Ranger Joes were puffed rice which, like every other rightminded person on Earth, I despised, but hey, the bag not only featured a picture of a cowboy, they were also called Ranger Joes. My name! And I was big into being a cowboy. Specifically, Roy Rogers.
Somehow one Sunday my cousin Helen spirited me off to Methodist Sunday School. Pop must have been looking the other way. Helen was older so she was in a different class. A staunch Catholic at the time, I adopted an adversarial attitude. When asked my name I said I was Roy Rogers, my idol. No doubt the teacher chuckled and said something like, “Okay, but what’s your real name?” I persisted. No way was I going to reveal my true identity, which seemed of considerable importance, to this prying Methodist. Betraying his keen interest in this intelligence, instead of just giving up and calling me Roy, the teacher sent for Helen. When the situation was explained to her she looked at me, then back at the teacher and said, “His name is Roy Rogers.”
We were a hard bunch in those days.

The Real Roy Rogers 
Sunday School Roy Rogers 
But I looked more like Cisco
Grandpop Wise was a grouch nobody liked. Except me. I liked him because he ate cat food. Made burgers out of it. My first memory of him was probably the time he got fired. He’d just come home from the bar at the corner of Woodland Avenue. No matter where he’d been on any given day, he always came home from the bar. As usual, he was hopping mad, but this time he explained it was because he’d been “fired”. Wow. I imagined him walking down the avenue, right outside the bar, when a long, black car pulls up beside him, tires squealing, and from the back seat a gangster shouldering a flame thrower squirts a stream of fire at him, singeing the nape of his neck. Which explained why he had such a red neck, except it didn’t because he’d always had that dark red neck. Grandpop, target of the Mob, rose in my estimation.

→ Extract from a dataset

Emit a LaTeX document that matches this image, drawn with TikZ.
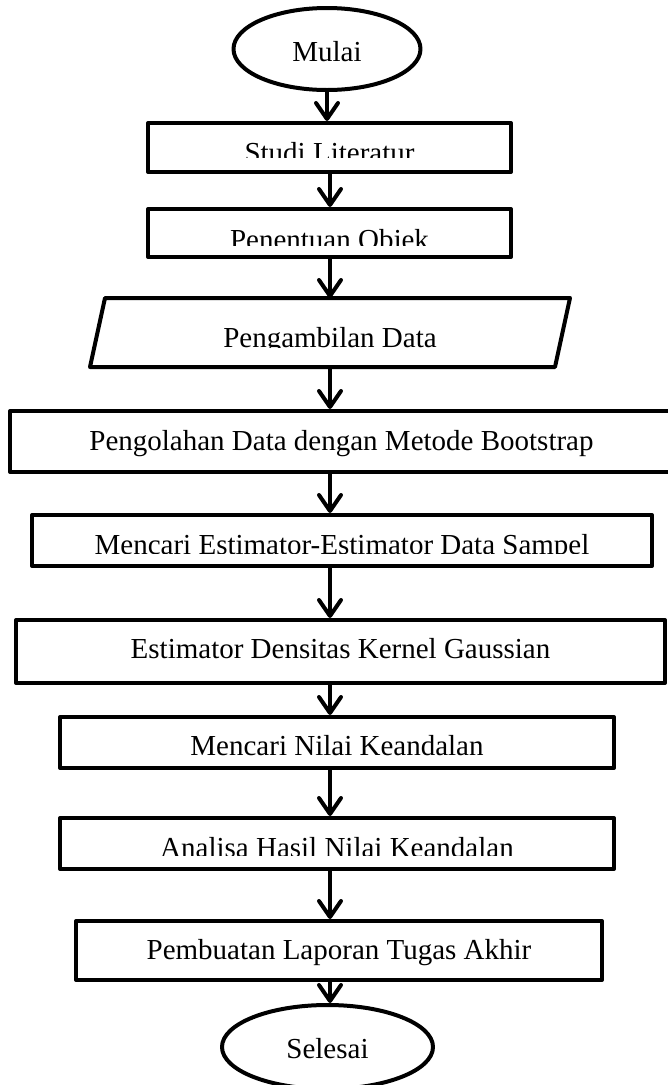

Some years later he had a stroke and the doctors told him he wouldn’t walk again. The hell I won’t, he said. Using the hall railing upstairs he did his own physical therapy and a few months later he drove over to Jersey to thin the Atlantic’s fish population.
Like the Gillons, the Wises also boasted a connection to royalty, this time to none other than Ulysses S. Grant. You see, the S was for Simpson and there was some sort of cousin n times removed who was also named Simpson, or knew someone named Simpson back in Harrisburg, PA which isn’t terrifically far from Point Pleasant, OH, where Grant was born. That’s just too much coincidence. Oddly, Mom insisted this relationship did not extend to her children. It was hers and hers alone. The link was simply too tenuous to extend past her and reach me. Which does not stop me from bragging about my great-great uncle US Grant. I often point out our striking physical similarity.

We Wises do have genuine military connections. Amos Jasper Plummer was killed in Virginia in 1864, part of Grant’s Army of the Potomac that was pressing Robert E. Lee back to Richmond. In December, 1944, my Uncle Huck, aka Amos Jasper Wise, third child of Henry and Mary and part of George Patton’s 3rd Army was killed in the relief of Bastogne. I found online the actual reports for when he was listed MIA and then KIA. The two are separated by almost a month. One can only hope it took that long to identify the body and update the paperwork as opposed to find the body.